Já o projecto Olivais Vivo tinha algum tempo de desenvolvimento, foi sugerido que fossêmos a uma zona problemática. Até aí tinhamos andado por zonas mais ou menos amenas, Vale do Silêncio, Largo das Mamas, Largo do Ferrador, Largo na Rua Cidade da Beira, desta vez sugeriram-nos uma intervenção na Quinta das Laranjeiras, numa zona dominada por dealers e consumidores. Reunimos o quartel-general das expressões e do desporto, íriamos todos em conjunto. Começámos por uma pequena animação - as velhotas diriam, uma pequena palhaçada - e depois fomos tentando pegar os jovens para o trabalho connosco.
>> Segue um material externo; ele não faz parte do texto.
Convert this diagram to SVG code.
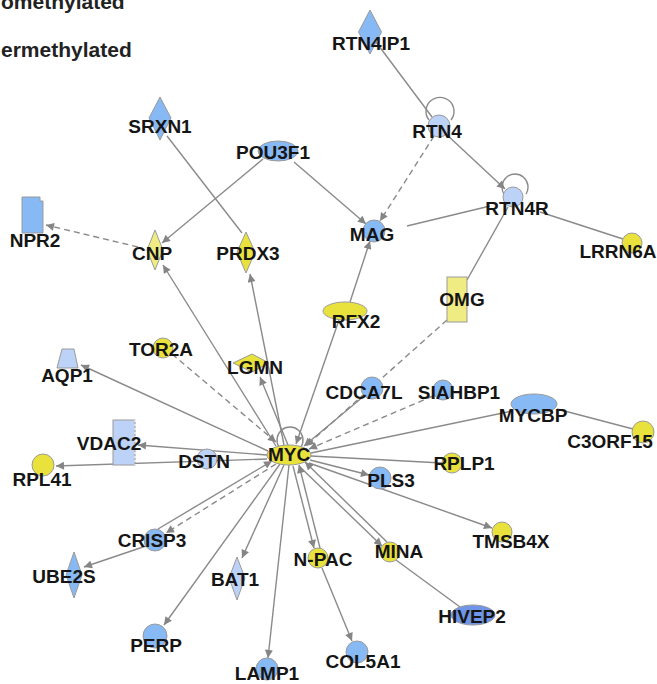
<svg xmlns="http://www.w3.org/2000/svg" width="657" height="684" viewBox="0 0 657 684">
<defs>
<marker id="ah" viewBox="0 0 10 10" refX="10" refY="5" markerWidth="9" markerHeight="8" markerUnits="userSpaceOnUse" orient="auto"><path d="M0,0 L10,5 L0,10 z" fill="#858585"/></marker>
<style>
.e{stroke:#8a8a8a;stroke-width:1.4;fill:none}
.d{stroke-dasharray:6 4}
.a{marker-end:url(#ah)}
.blue{fill:#87b9f5;stroke:#9a9a9a;stroke-width:1}
.lb{fill:#bcd2f7;stroke:#9a9a9a;stroke-width:1}
.db{fill:#6f94e8;stroke:#9a9a9a;stroke-width:1}
.yel{fill:#eae23c;stroke:#9a9a9a;stroke-width:1}
.py{fill:#f0ec84;stroke:#9a9a9a;stroke-width:1}
text{font-family:"Liberation Sans",Arial,sans-serif;font-weight:bold;font-size:19px;fill:#151515;text-anchor:middle}
.lg{font-size:21px;text-anchor:start;fill:#222}
</style>
</defs>
<rect width="657" height="684" fill="#fff"/>
<g id="legend">
<text class="lg" x="1" y="9">omethylated</text>
<text class="lg" x="1" y="57">ermethylated</text>
</g>
<g id="connectors">
<path class="e" d="M376,42 L432,117"/>
<path class="e" d="M429,120 A14,14 0 1 1 451,120"/>
<path class="e" d="M504,194 A13,13 0 1 1 526,194"/>
<path class="e" d="M279,447 A13,13 0 1 1 301,447"/>
<path class="e a" d="M446,134 L505,189"/>
<path class="e d a" d="M434,136 L380,221"/>
<path class="e a" d="M294,162 L366,224"/>
<path class="e" d="M490,206 L407,226"/>
<path class="e" d="M540,212 L623,239"/>
<path class="e" d="M508,207 L467,280"/>
<path class="e d a" d="M447,320 L306,446"/>
<path class="e a" d="M350,302 L370,241"/>
<path class="e a" d="M339,320 L296,444"/>
<path class="e" d="M167,136 L242,233"/>
<path class="e a" d="M263,159 L162,243"/>
<path class="e d a" d="M138,247 L46,225"/>
<path class="e a" d="M276,446 L163,265"/>
<path class="e a" d="M284,445 L250,274"/>
<path class="e a" d="M288,445 L260,377"/>
<path class="e d a" d="M172,354 L276,442"/>
<path class="e a" d="M268,451 L81,365"/>
<path class="e a" d="M267,455 L138,445"/>
<path class="e a" d="M267,459 L56,466"/>
<path class="e a" d="M364,396 L304,446"/>
<path class="e d a" d="M433,396 L309,449"/>
<path class="e" d="M512,411 L311,453"/>
<path class="e" d="M557,409 L633,429"/>
<path class="e" d="M442,463 L311,456"/>
<path class="e a" d="M310,460 L369,475"/>
<path class="e a" d="M309,463 L492,528"/>
<path class="e a" d="M299,466 L382,546"/>
<path class="e a" d="M387,542 L305,462"/>
<path class="e a" d="M293,466 L314,548"/>
<path class="e a" d="M320,548 L299,465"/>
<path class="e a" d="M322,568 L352,641"/>
<path class="e" d="M396,560 L460,607"/>
<path class="e a" d="M289,465 L268,658"/>
<path class="e a" d="M284,465 L242,558"/>
<path class="e a" d="M280,464 L164,625"/>
<path class="e d a" d="M276,464 L166,533"/>
<path class="e a" d="M158,529 L272,461"/>
<path class="e a" d="M146,546 L84,567"/>
</g>
<g id="n-RTN4IP1"><polygon class="blue" points="370,10 381.5,32 370,54 358.5,32"/><text x="371" y="50">RTN4IP1</text></g>
<g id="n-RTN4"><circle class="lb" cx="439" cy="126" r="11"/><text x="437" y="138">RTN4</text></g>
<g id="n-RTN4R"><circle class="lb" cx="513" cy="197" r="10"/><text x="517" y="215">RTN4R</text></g>
<g id="n-MAG"><circle class="blue" cx="374" cy="231" r="11"/><text x="372" y="241">MAG</text></g>
<g id="n-LRRN6A"><circle class="yel" cx="632" cy="243" r="10"/><text x="618" y="258">LRRN6A</text></g>
<g id="n-OMG"><rect class="py" x="447" y="277" width="20" height="45"/><text x="462" y="306">OMG</text></g>
<g id="n-RFX2"><ellipse class="yel" cx="345" cy="311" rx="22" ry="9"/><text x="356" y="328">RFX2</text></g>
<g id="n-POU3F1"><ellipse class="blue" cx="278" cy="151" rx="20" ry="10"/><text x="273" y="159">POU3F1</text></g>
<g id="n-SRXN1"><polygon class="blue" points="160,97 171,118 160,140 149,118"/><text x="160" y="133">SRXN1</text></g>
<g id="n-NPR2"><path class="blue" d="M22,197 H40 V201 H43 V233 H22 Z"/><text x="35" y="247">NPR2</text></g>
<g id="n-CNP"><polygon class="py" points="155,230 163,250 155,270 147,250"/><text x="152" y="260">CNP</text></g>
<g id="n-PRDX3"><polygon class="yel" points="246,232 255,252 246,273 237,252"/><text x="248" y="260">PRDX3</text></g>
<g id="n-TOR2A"><circle class="yel" cx="163" cy="348" r="10"/><text x="161" y="356">TOR2A</text></g>
<g id="n-LGMN"><polygon class="yel" points="233,363 252,354 269,363 252,372"/><text x="255" y="374">LGMN</text></g>
<g id="n-AQP1"><polygon class="lb" points="62,349 74,349 78,368 57,368"/><text x="67" y="382">AQP1</text></g>
<g id="n-VDAC2"><rect class="lb" x="113" y="420" width="22" height="45"/><path d="M135,420 V465" stroke="#fff" stroke-width="1.2" stroke-dasharray="2 2"/><text x="109" y="450">VDAC2</text></g>
<g id="n-RPL41"><circle class="yel" cx="43" cy="465" r="11"/><text x="42" y="486">RPL41</text></g>
<g id="n-DSTN"><circle class="lb" cx="207" cy="459" r="10"/><text x="204" y="468">DSTN</text></g>
<g id="n-MYC"><ellipse class="yel" cx="289" cy="455" rx="22" ry="10"/><text x="289" y="461">MYC</text></g>
<g id="n-CDCA7L"><circle class="blue" cx="372" cy="388" r="11"/><text x="364" y="399">CDCA7L</text></g>
<g id="n-SIAHBP1"><circle class="blue" cx="443" cy="390" r="10"/><text x="459" y="399">SIAHBP1</text></g>
<g id="n-MYCBP"><ellipse class="blue" cx="534" cy="404" rx="23" ry="10"/><text x="533" y="422">MYCBP</text></g>
<g id="n-C3ORF15"><circle class="yel" cx="643" cy="432" r="11"/><text x="610" y="448">C3ORF15</text></g>
<g id="n-RPLP1"><circle class="yel" cx="452" cy="463" r="10"/><text x="464" y="470">RPLP1</text></g>
<g id="n-PLS3"><circle class="blue" cx="380" cy="478" r="11"/><text x="391" y="487">PLS3</text></g>
<g id="n-TMSB4X"><circle class="yel" cx="502" cy="532" r="10"/><text x="511" y="548">TMSB4X</text></g>
<g id="n-MINA"><circle class="yel" cx="390" cy="552" r="10"/><text x="399" y="558">MINA</text></g>
<g id="n-NPAC"><circle class="yel" cx="318" cy="558" r="10"/><text x="323" y="566">N-PAC</text></g>
<g id="n-HIVEP2"><ellipse class="db" cx="473" cy="615" rx="22" ry="10"/><text x="472" y="623">HIVEP2</text></g>
<g id="n-COL5A1"><circle class="blue" cx="357" cy="652" r="11"/><text x="363" y="668">COL5A1</text></g>
<g id="n-LAMP1"><circle class="blue" cx="267" cy="669" r="11"/><text x="267" y="680">LAMP1</text></g>
<g id="n-PERP"><circle class="blue" cx="155" cy="636" r="12"/><text x="156" y="652">PERP</text></g>
<g id="n-BAT1"><polygon class="lb" points="237,557 245,578 237,600 229,578"/><text x="235" y="586">BAT1</text></g>
<g id="n-UBE2S"><polygon class="blue" points="74,552 82,575 74,598 66,575"/><text x="64" y="583">UBE2S</text></g>
<g id="n-CRISP3"><circle class="blue" cx="155" cy="540" r="11"/><text x="152" y="547">CRISP3</text></g>
</svg>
A certa altura percebo que não posso continuar ali. Das varandas há olhares hostis, a medirem-nos, a ver se temos medo, se amedrontam estes doutores da mula russa. O chão está cheio de seringas, os dealers estão com ar desconfiado, tudo aquilo me deprime. Tenho de fugir e o mais rapidamente possível. Como sempre, faço-me de tonto, olho para uma pequena abertura entre os prédios, vejo uma espécie de descampado, pergunto para um grupo de miúdos que estavam ali (entre o medo da chacota que vinha das janelas e das varandas para o pátio e a fuga à realidade que aqueles tipos esquisitos pareciam poder porporcionar) :
- Aquilo vai dar aonde?
Os miúdos ficam orgulhosos. Aquilo é o bairro deles, o ponto de fuga para a zona oriental, para os contentores, para o brincar vadio à beira rio.
- E vai-se por ali? - insisto, com o meu ar de deslumbrado.
- É já ali embaixo.
Afasto-me, na direcção do caminho, sei que vêm atrás de mim. Faço sinal a uma das animadoras da equipa de rua, ela percebe que eu saio com eles. Já estamos fora do pátio, dos olhares trocistas, das vidas rodadas num vira-destinos que quase nunca cai para o lado do sol.
- E pode-se ir a pé?
Passam a ser eles a explicar. Eu já sinto o cheiro da terra, da folhagem, o rio ao fundo reorganiza-me, a partir de agora, há medida que os passos nos afastam da zona mais tensa do bairro também mando eu:
- E se escolhessemos cada um o nosso personagem?
- Um quê?
- Quando eu era puto tinha um grupo de aventuras e todos tinhamos um nome de guerra...
- Claro, eu sou o...
E começaram aí a escolher o nome. Ainda não tinhamos chegado aos contentores, já tinhamos uma canção e um grito comum.
- Podemos fazer uma bandeira, João?
Claro que podemos, podemos fazer tudo. E fazemos quase tudo. Eu troco brincadeiras antigas, atirar pedras ao rio, escondermo-nos, com outras, que eles me trazem, subir aos contentores, dizer palavrões, gritar. E ao fim de uma hora e tanto voltamos. Eles inventam cada vez mais promenores sobre o grupo. Eu sinto-me feliz, muito feliz. Não fiz nenhuma das actividades de expressão dramática que deveria ter feito, mas tinha conquistado o grupo:
- Voltas, João?
- Só volto se vocês me mostrarem um sitio giro.
E marcámos logo ali um novo encontro. Ainda não sabíamos mas tinha nascido ali a Malta das Ideias.